What the exercise asks:
With the images removed, repeat the data below exactly.
┌──
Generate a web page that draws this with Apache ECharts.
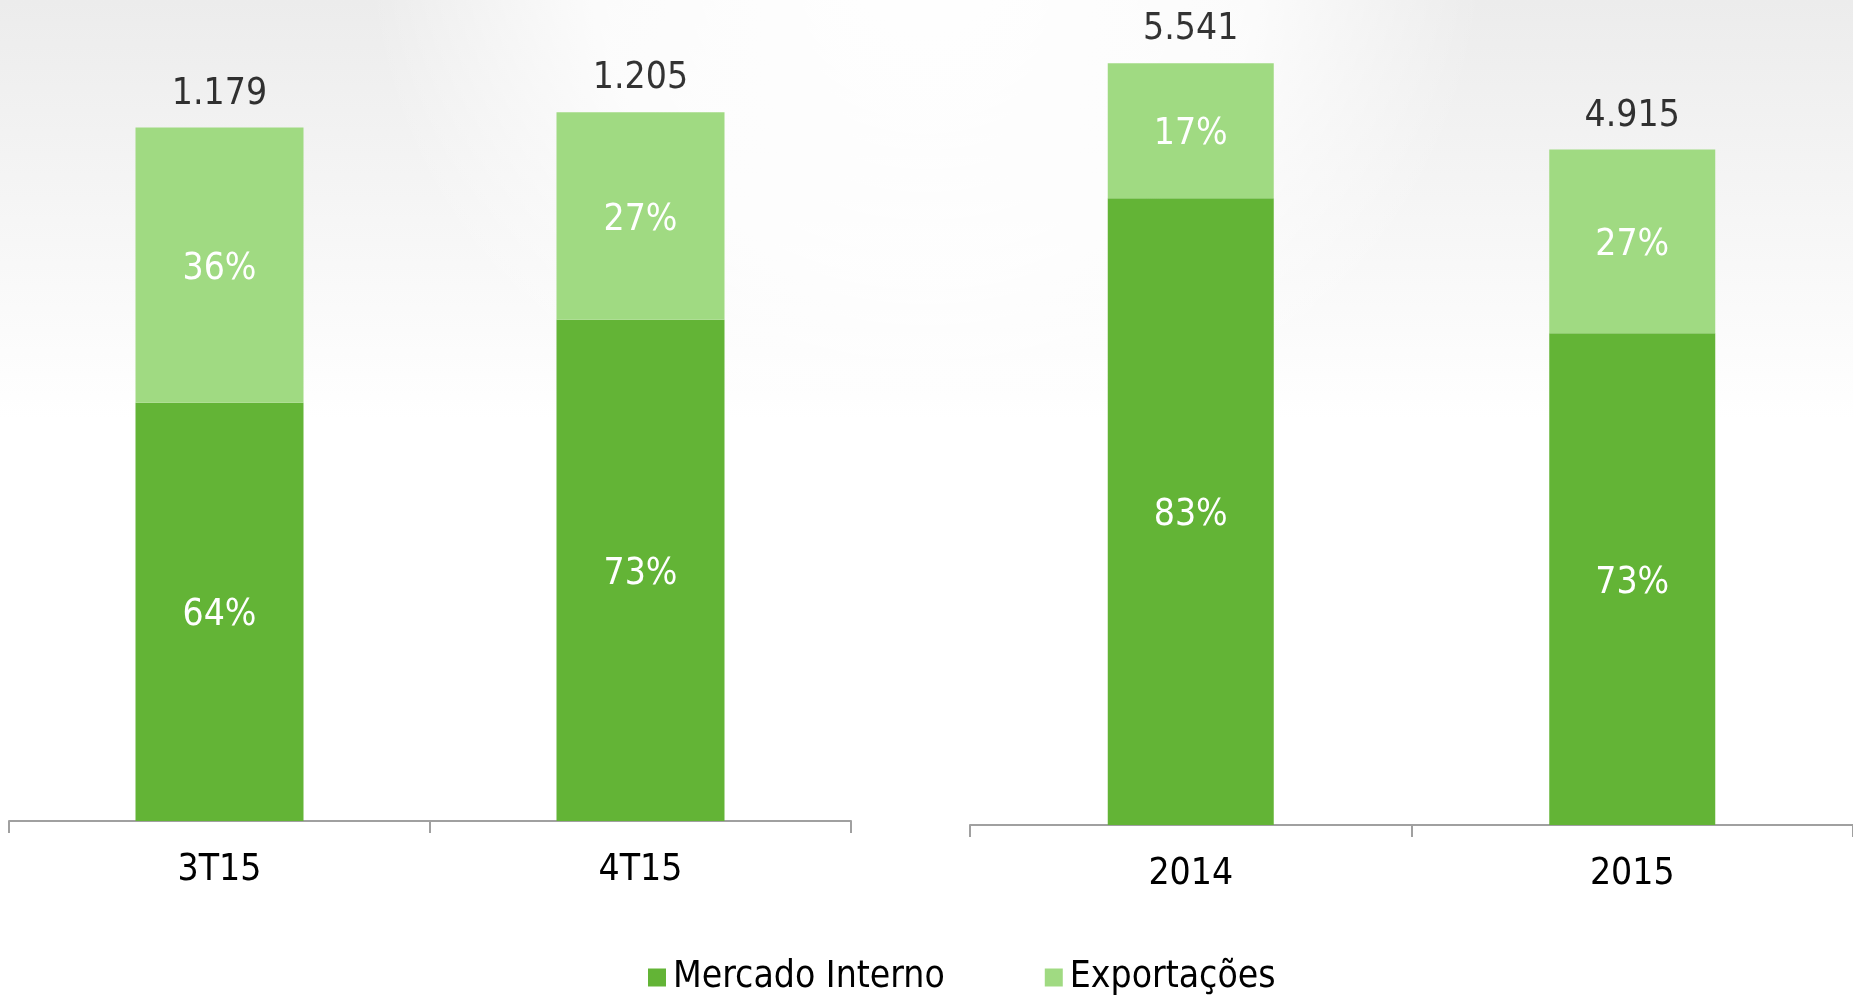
<!DOCTYPE html>
<html>
<head>
<meta charset="utf-8">
<script src="https://cdn.jsdelivr.net/npm/echarts@6/dist/echarts.min.js"></script>
<style>
  html, body { margin: 0; padding: 0; background: #fff; }
  #main { width: 1853px; height: 996px; }
</style>
</head>
<body>
<div id="main"></div>
<script>
// trimestres
var quarters = ['3T15', '4T15'];
var quarterInterno = [711, 852];
var quarterExport = [468, 353];
var quarterTotals = [1179, 1205];
var quarterPctInterno = ['64%', '73%'];
var quarterPctExport = ['36%', '27%'];

// anos
var years = ['2014', '2015'];
var yearInterno = [4560, 3578];
var yearExport = [981, 1337];
var yearTotals = [5541, 4915];
var yearPctInterno = ['83%', '73%'];
var yearPctExport = ['17%', '27%'];

var darkGreen = '#63b436';
var lightGreen = '#a0da82';
var fontName = '"Liberation Sans Narrow", "DejaVu Sans Condensed", "Noto Sans", sans-serif';

function fmtPt(v) {
  // 1179 -> 1.179
  return String(v).replace(/\B(?=(\d{3})+(?!\d))/g, '.');
}

function xAxisFor(idx, cats) {
  return {
    type: 'category',
    gridIndex: idx,
    data: cats,
    axisLine: { lineStyle: { color: '#a0a0a0', width: 2 } },
    axisTick: { show: true, length: 12, lineStyle: { color: '#a0a0a0', width: 2 } },
    axisLabel: { color: '#000', fontSize: 37, fontFamily: fontName, margin: 31 }
  };
}

function yAxisFor(idx, max) {
  return {
    type: 'value', gridIndex: idx, min: 0, max: max, show: false,
    splitLine: { show: false }
  };
}

function stackSeries(name, color, idx, values, pcts, stack, bw) {
  return {
    name: name,
    type: 'bar',
    stack: stack,
    xAxisIndex: idx,
    yAxisIndex: idx,
    barWidth: bw,
    data: values,
    itemStyle: { color: color },
    label: {
      show: true,
      position: 'inside',
      offset: [0, 4],
      color: '#fff',
      fontSize: 37,
      fontFamily: fontName,
      formatter: function (p) { return pcts[p.dataIndex]; }
    }
  };
}

function totalSeries(idx, totals) {
  return {
    type: 'scatter',
    xAxisIndex: idx,
    yAxisIndex: idx,
    symbolSize: 0,
    data: totals,
    silent: true,
    label: {
      show: true,
      position: 'top',
      distance: 15,
      color: '#000',
      fontSize: 37,
      fontFamily: fontName,
      formatter: function (p) { return fmtPt(p.value); }
    }
  };
}

var option = {
  backgroundColor: new echarts.graphic.LinearGradient(0, 0, 0, 1, [
    { offset: 0, color: '#ececec' },
    { offset: 0.42, color: '#ffffff' },
    { offset: 1, color: '#ffffff' }
  ]),
  animation: false,
  graphic: [{
    type: 'circle',
    shape: { cx: 926, cy: -60, r: 560 },
    z: -10,
    silent: true,
    style: {
      fill: new echarts.graphic.RadialGradient(0.5, 0.5, 0.5, [
        { offset: 0, color: 'rgba(255,255,255,1)' },
        { offset: 0.6, color: 'rgba(255,255,255,0.8)' },
        { offset: 1, color: 'rgba(255,255,255,0)' }
      ])
    }
  }],
  legend: {
    left: 643,
    top: 954,
    itemWidth: 18,
    itemHeight: 18,
    itemGap: 100,
    icon: 'rect',
    data: ['Mercado Interno', 'Exportações'],
    textStyle: { color: '#000', fontSize: 37, fontFamily: fontName, padding: [0, 0, 0, 2] }
  },
  grid: [
    { left: 9, top: 21, width: 842, height: 800, containLabel: false },
    { left: 970, top: 25, width: 889, height: 800, containLabel: false }
  ],
  xAxis: [xAxisFor(0, quarters), xAxisFor(1, years)],
  yAxis: [yAxisFor(0, 1360), yAxisFor(1, 5820)],
  series: [
    stackSeries('Mercado Interno', darkGreen, 0, quarterInterno, quarterPctInterno, 'q', 168),
    stackSeries('Exportações', lightGreen, 0, quarterExport, quarterPctExport, 'q', 168),
    totalSeries(0, quarterTotals),
    stackSeries('Mercado Interno', darkGreen, 1, yearInterno, yearPctInterno, 'y', 166),
    stackSeries('Exportações', lightGreen, 1, yearExport, yearPctExport, 'y', 166),
    totalSeries(1, yearTotals)
  ]
};

var chart = echarts.init(document.getElementById('main'));
chart.setOption(option);
</script>
</body>
</html>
└──
Task answer:
Generate a web page that draws this with Apache ECharts.
<!DOCTYPE html>
<html>
<head>
<meta charset="utf-8">
<script src="https://cdn.jsdelivr.net/npm/echarts@6/dist/echarts.min.js"></script>
<style>
  html, body { margin: 0; padding: 0; background: #fff; }
  #main { width: 1853px; height: 996px; }
</style>
</head>
<body>
<div id="main"></div>
<script>
// trimestres
var quarters = ['3T15', '4T15'];
var quarterInterno = [711, 852];
var quarterExport = [468, 353];
var quarterTotals = [1179, 1205];
var quarterPctInterno = ['64%', '73%'];
var quarterPctExport = ['36%', '27%'];

// anos
var years = ['2014', '2015'];
var yearInterno = [4560, 3578];
var yearExport = [981, 1337];
var yearTotals = [5541, 4915];
var yearPctInterno = ['83%', '73%'];
var yearPctExport = ['17%', '27%'];

var darkGreen = '#63b436';
var lightGreen = '#a0da82';
var fontName = '"Liberation Sans Narrow", "DejaVu Sans Condensed", "Noto Sans", sans-serif';

function fmtPt(v) {
  // 1179 -> 1.179
  return String(v).replace(/\B(?=(\d{3})+(?!\d))/g, '.');
}

function xAxisFor(idx, cats) {
  return {
    type: 'category',
    gridIndex: idx,
    data: cats,
    axisLine: { lineStyle: { color: '#a0a0a0', width: 2 } },
    axisTick: { show: true, length: 12, lineStyle: { color: '#a0a0a0', width: 2 } },
    axisLabel: { color: '#000', fontSize: 37, fontFamily: fontName, margin: 31 }
  };
}

function yAxisFor(idx, max) {
  return {
    type: 'value', gridIndex: idx, min: 0, max: max, show: false,
    splitLine: { show: false }
  };
}

function stackSeries(name, color, idx, values, pcts, stack, bw) {
  return {
    name: name,
    type: 'bar',
    stack: stack,
    xAxisIndex: idx,
    yAxisIndex: idx,
    barWidth: bw,
    data: values,
    itemStyle: { color: color },
    label: {
      show: true,
      position: 'inside',
      offset: [0, 4],
      color: '#fff',
      fontSize: 37,
      fontFamily: fontName,
      formatter: function (p) { return pcts[p.dataIndex]; }
    }
  };
}

function totalSeries(idx, totals) {
  return {
    type: 'scatter',
    xAxisIndex: idx,
    yAxisIndex: idx,
    symbolSize: 0,
    data: totals,
    silent: true,
    label: {
      show: true,
      position: 'top',
      distance: 15,
      color: '#000',
      fontSize: 37,
      fontFamily: fontName,
      formatter: function (p) { return fmtPt(p.value); }
    }
  };
}

var option = {
  backgroundColor: new echarts.graphic.LinearGradient(0, 0, 0, 1, [
    { offset: 0, color: '#ececec' },
    { offset: 0.42, color: '#ffffff' },
    { offset: 1, color: '#ffffff' }
  ]),
  animation: false,
  graphic: [{
    type: 'circle',
    shape: { cx: 926, cy: -60, r: 560 },
    z: -10,
    silent: true,
    style: {
      fill: new echarts.graphic.RadialGradient(0.5, 0.5, 0.5, [
        { offset: 0, color: 'rgba(255,255,255,1)' },
        { offset: 0.6, color: 'rgba(255,255,255,0.8)' },
        { offset: 1, color: 'rgba(255,255,255,0)' }
      ])
    }
  }],
  legend: {
    left: 643,
    top: 954,
    itemWidth: 18,
    itemHeight: 18,
    itemGap: 100,
    icon: 'rect',
    data: ['Mercado Interno', 'Exportações'],
    textStyle: { color: '#000', fontSize: 37, fontFamily: fontName, padding: [0, 0, 0, 2] }
  },
  grid: [
    { left: 9, top: 21, width: 842, height: 800, containLabel: false },
    { left: 970, top: 25, width: 889, height: 800, containLabel: false }
  ],
  xAxis: [xAxisFor(0, quarters), xAxisFor(1, years)],
  yAxis: [yAxisFor(0, 1360), yAxisFor(1, 5820)],
  series: [
    stackSeries('Mercado Interno', darkGreen, 0, quarterInterno, quarterPctInterno, 'q', 168),
    stackSeries('Exportações', lightGreen, 0, quarterExport, quarterPctExport, 'q', 168),
    totalSeries(0, quarterTotals),
    stackSeries('Mercado Interno', darkGreen, 1, yearInterno, yearPctInterno, 'y', 166),
    stackSeries('Exportações', lightGreen, 1, yearExport, yearPctExport, 'y', 166),
    totalSeries(1, yearTotals)
  ]
};

var chart = echarts.init(document.getElementById('main'));
chart.setOption(option);
</script>
</body>
</html>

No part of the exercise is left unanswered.